* _What is expected_: Omit every picture, and retype the lines that run from the beginning of the data below through the line containing "import pandas as pd", inclusive.

________________________

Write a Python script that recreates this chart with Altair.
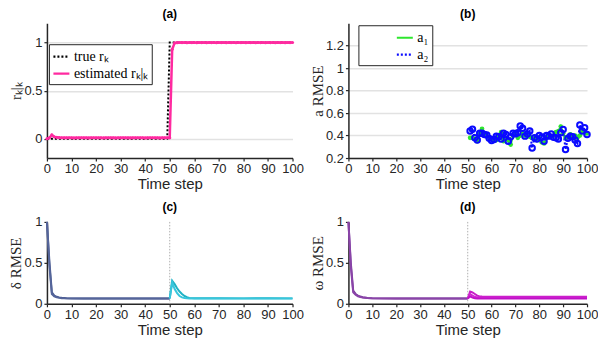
import altair as alt
import pandas as pd

# ---------------- data ----------------
steps_a = list(range(0, 101))
est_r = [0.00, 0.01, 0.04, 0.02, 0.015,
         0.012, 0.011, 0.010, 0.010, 0.011, 0.010, 0.009, 0.010, 0.010, 0.011,
         0.010, 0.010, 0.009, 0.010, 0.011, 0.010, 0.010, 0.010, 0.009, 0.010,
         0.011, 0.010, 0.010, 0.009, 0.010, 0.010, 0.011, 0.010, 0.010, 0.009,
         0.010, 0.010, 0.011, 0.010, 0.010, 0.009, 0.010, 0.010, 0.011, 0.010,
         0.010, 0.009, 0.010, 0.010, 0.011, 0.010,
         0.93,
         0.995, 0.998, 1.000, 0.999, 1.000, 0.998, 1.000, 0.999, 1.000, 0.998,
         1.000, 0.999, 1.000, 0.998, 1.000, 0.999, 1.000, 0.998, 1.000, 0.999,
         1.000, 0.998, 1.000, 0.999, 1.000, 0.998, 1.000, 0.999, 1.000, 0.998,
         1.000, 0.999, 1.000, 0.998, 1.000, 0.999, 1.000, 0.998, 1.000, 0.999,
         1.000, 0.998, 1.000, 0.999, 1.000, 0.998, 1.000, 0.999, 1.000]
true_steps = [0, 49, 50, 100]
true_r = [0, 0, 1, 1]

steps_b = list(range(51, 101))
a1 = [0.38, 0.38, 0.37, 0.35, 0.42, 0.46, 0.42, 0.40, 0.38, 0.37,
      0.36, 0.36, 0.39, 0.43, 0.35, 0.37, 0.36, 0.32, 0.40, 0.43,
      0.38, 0.40, 0.42, 0.40, 0.41, 0.39, 0.38, 0.38, 0.36, 0.38,
      0.34, 0.33, 0.38, 0.41, 0.39, 0.40, 0.43, 0.44, 0.48, 0.42,
      0.38, 0.39, 0.41, 0.39, 0.40, 0.38, 0.40, 0.44, 0.43, 0.42]
a2 = [0.44, 0.456, 0.38, 0.36, 0.42, 0.42, 0.41, 0.405, 0.375, 0.357,
      0.365, 0.395, 0.39, 0.37, 0.42, 0.41, 0.35, 0.39, 0.42, 0.415,
      0.425, 0.485, 0.465, 0.395, 0.415, 0.44, 0.29, 0.38, 0.37, 0.40,
      0.385, 0.35, 0.40, 0.395, 0.415, 0.385, 0.38, 0.37, 0.425, 0.455,
      0.275, 0.375, 0.395, 0.39, 0.36, 0.33, 0.495, 0.44, 0.47, 0.41]

steps_pre = [0, 1, 2, 3, 4, 5, 6, 8, 10, 15, 20, 30, 40, 50]
steps_post = [50, 51, 52, 53, 54, 55, 56, 57, 58, 60, 65, 70, 80, 90, 100]

delta_pre_1 = [1.0, 0.52, 0.14, 0.10, 0.085, 0.078, 0.073, 0.068, 0.066, 0.065, 0.065, 0.064, 0.065, 0.065]
delta_pre_2 = [1.0, 0.47, 0.12, 0.09, 0.078, 0.072, 0.069, 0.066, 0.064, 0.063, 0.063, 0.063, 0.063, 0.063]
delta_post_1 = [0.065, 0.28, 0.24, 0.19, 0.15, 0.12, 0.095, 0.08, 0.072, 0.068, 0.067, 0.067, 0.066, 0.067, 0.066]
delta_post_2 = [0.063, 0.26, 0.18, 0.13, 0.095, 0.078, 0.07, 0.066, 0.065, 0.064, 0.064, 0.064, 0.063, 0.064, 0.064]

omega_pre_1 = [1.0, 0.5, 0.16, 0.12, 0.10, 0.088, 0.08, 0.072, 0.068, 0.066, 0.065, 0.064, 0.064, 0.065]
omega_pre_2 = [1.0, 0.46, 0.14, 0.11, 0.092, 0.082, 0.076, 0.07, 0.066, 0.064, 0.063, 0.063, 0.063, 0.063]
omega_post_1 = [0.065, 0.15, 0.14, 0.12, 0.10, 0.09, 0.088, 0.087, 0.086, 0.086, 0.087, 0.086, 0.086, 0.087, 0.086]
omega_post_2 = [0.064, 0.12, 0.10, 0.085, 0.078, 0.076, 0.075, 0.075, 0.074, 0.075, 0.074, 0.075, 0.074, 0.075, 0.074]
omega_post_3 = [0.063, 0.09, 0.075, 0.068, 0.065, 0.064, 0.064, 0.064, 0.063, 0.064, 0.063, 0.064, 0.063, 0.064, 0.063]

change_step = [50]

# ---------------- styling helpers ----------------
SANS = "Liberation Sans"
SERIF = "Liberation Serif"
INK = "#262626"

x_scale = alt.Scale(domain=[0, 100], nice=False, zero=False)


def x_axis():
    return alt.Axis(values=list(range(0, 101, 10)), title="Time step", titleFont=SANS,
                    titleFontSize=15, titleFontWeight="normal", grid=False,
                    labelOverlap=False, labelFlush=False, titlePadding=1)


def y_axis(title, values, grid):
    return alt.Axis(values=values, title=title, titleFont=SERIF, titleFontSize=15,
                    titleFontWeight="normal", grid=grid, format="~g",
                    labelOverlap=False, labelFlush=False, titlePadding=0)


def panel_title(t):
    return alt.TitleParams(t, font=SANS, fontSize=12, fontWeight="bold", offset=2, color="black")


W_LEFT = 246
W_RIGHT = 239

# ---------------- panel (a) ----------------
lab_true = "true rₖ"
lab_est = "estimated rₖ|ₖ"
df_a = pd.concat([
    pd.DataFrame({"k": true_steps, "r": true_r, "sa": lab_true}),
    pd.DataFrame({"k": steps_a, "r": est_r, "sa": lab_est}),
])

leg_a = alt.Legend(orient="none", legendX=2, legendY=21, title=None, strokeColor=INK,
                   fillColor="white", padding=3, labelFont=SERIF, labelFontSize=14,
                   labelColor="black", symbolType="stroke", symbolSize=256,
                   symbolStrokeWidth=2.2, rowPadding=0, labelOffset=3)
col_a = alt.Color("sa:N", scale=alt.Scale(domain=[lab_true, lab_est], range=["black", "#ff2aa0"]), legend=leg_a)
dash_a = alt.StrokeDash("sa:N", scale=alt.Scale(domain=[lab_true, lab_est], range=[[2, 2], [1, 0]]), legend=leg_a)

base_a = alt.Chart(df_a).encode(
    x=alt.X("k:Q", scale=x_scale, axis=x_axis()),
    y=alt.Y("r:Q", scale=alt.Scale(domain=[-0.2, 1.2], nice=False, zero=False),
            axis=y_axis("rₖ|ₖ", [0, 0.5, 1], True)),
)
true_line = base_a.transform_filter(alt.datum.sa == lab_true).mark_line(strokeWidth=2).encode(color=col_a, strokeDash=dash_a)
est_line = base_a.transform_filter(alt.datum.sa == lab_est).mark_line(strokeWidth=2.5).encode(color=col_a, strokeDash=dash_a)
est_pts = base_a.transform_filter(alt.datum.sa == lab_est).mark_circle(size=10, opacity=1, color="#ff2aa0")

panel_a = alt.layer(true_line, est_line, est_pts).properties(width=W_LEFT, height=135, title=panel_title("(a)"))

# ---------------- panel (b) ----------------
lab_a1 = "a₁"
lab_a2 = "a₂"
df_b = pd.concat([
    pd.DataFrame({"k": steps_b, "v": a1, "sb": lab_a1}),
    pd.DataFrame({"k": steps_b, "v": a2, "sb": lab_a2}),
])
leg_b = alt.Legend(orient="none", legendX=10, legendY=2, title=None,
                   strokeColor=INK, fillColor="white", padding=3, symbolOffset=34,
                   labelFont=SERIF, labelFontSize=14, labelColor="black", symbolType="stroke",
                   symbolSize=256, symbolStrokeWidth=2.2, rowPadding=0, labelOffset=3,
                   labelExpr="datum.label + '                      '")
col_b = alt.Color("sb:N", scale=alt.Scale(domain=[lab_a1, lab_a2], range=["#2ee62e", "#0a0aff"]), legend=leg_b)
dash_b = alt.StrokeDash("sb:N", scale=alt.Scale(domain=[lab_a1, lab_a2], range=[[1, 0], [2, 2]]), legend=leg_b)

base_b = alt.Chart(df_b).encode(
    x=alt.X("k:Q", scale=x_scale, axis=x_axis()),
    y=alt.Y("v:Q", scale=alt.Scale(domain=[0.2, 1.4], nice=False, zero=False),
            axis=y_axis("a RMSE", [0.2, 0.4, 0.6, 0.8, 1.0, 1.2], True)),
)
b_lines = base_b.mark_line(strokeWidth=2).encode(color=col_b, strokeDash=dash_b)
b_pts1 = base_b.transform_filter(alt.datum.sb == lab_a1).mark_circle(size=22, opacity=1, color="#2ee62e")
b_pts2 = base_b.transform_filter(alt.datum.sb == lab_a2).mark_point(size=30, filled=False, strokeWidth=2, color="#0a0aff", opacity=1)

panel_b = alt.layer(b_lines, b_pts1, b_pts2).properties(width=W_RIGHT, height=135, title=panel_title("(b)"))


# ---------------- panels (c), (d) ----------------
def rmse_panel(title, ytitle, series, colors, width):
    frames = []
    for name, steps, vals in series:
        frames.append(pd.DataFrame({"k": steps, "v": vals, "line": name}))
    df = pd.concat(frames)
    names = [s[0] for s in series]
    xenc = alt.X("k:Q", scale=x_scale, axis=x_axis())
    lines = alt.Chart(df).mark_line(strokeWidth=2).encode(
        x=xenc,
        y=alt.Y("v:Q", scale=alt.Scale(domain=[0, 1], nice=False, zero=False),
                axis=y_axis(ytitle, [0, 0.5, 1], False)),
        color=alt.Color("line:N", scale=alt.Scale(domain=names, range=colors), legend=None),
        detail="line:N",
    )
    vline = alt.Chart(pd.DataFrame({"k": change_step})).mark_rule(
        color="#b0b0b0", strokeDash=[1.5, 1.5], strokeWidth=1).encode(x=xenc)
    return alt.layer(vline, lines).properties(width=width, height=82, title=panel_title(title))


panel_c = rmse_panel("(c)", "δ RMSE", [
    ("pre1", steps_pre, delta_pre_1),
    ("pre2", steps_pre, delta_pre_2),
    ("post1", steps_post, delta_post_1),
    ("post2", steps_post, delta_post_2),
], ["#4a5b92", "#55659a", "#1fb2c4", "#38c6dc"], W_LEFT)

panel_d = rmse_panel("(d)", "ω RMSE", [
    ("pre1", steps_pre, omega_pre_1),
    ("pre2", steps_pre, omega_pre_2),
    ("post1", steps_post, omega_post_1),
    ("post2", steps_post, omega_post_2),
    ("post3", steps_post, omega_post_3),
], ["#7a3c9e", "#8a44a8", "#c81ec8", "#d226d2", "#c010c8"], W_RIGHT)

top = alt.hconcat(panel_a, panel_b, spacing=6).resolve_scale(color="independent", strokeDash="independent")
bottom = alt.hconcat(panel_c, panel_d, spacing=6).resolve_scale(color="independent")

chart = alt.vconcat(top, bottom, spacing=9).resolve_scale(
    color="independent", strokeDash="independent"
).properties(padding=0, background="white").configure_view(stroke=None).configure_axis(
    domainColor=INK, domainWidth=1.5, tickColor=INK, tickSize=3, tickWidth=1.2,
    labelColor=INK, titleColor=INK, gridColor="#e2e2e2", gridWidth=1.5,
    labelFont=SANS, labelFontSize=13, labelPadding=2, titleFontWeight="normal",
)

chart.save("out.html", embed_options={"renderer": "svg", "actions": False})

________________________

* _Response_:
Write a Python script that recreates this chart with Altair.
import altair as alt
import pandas as pd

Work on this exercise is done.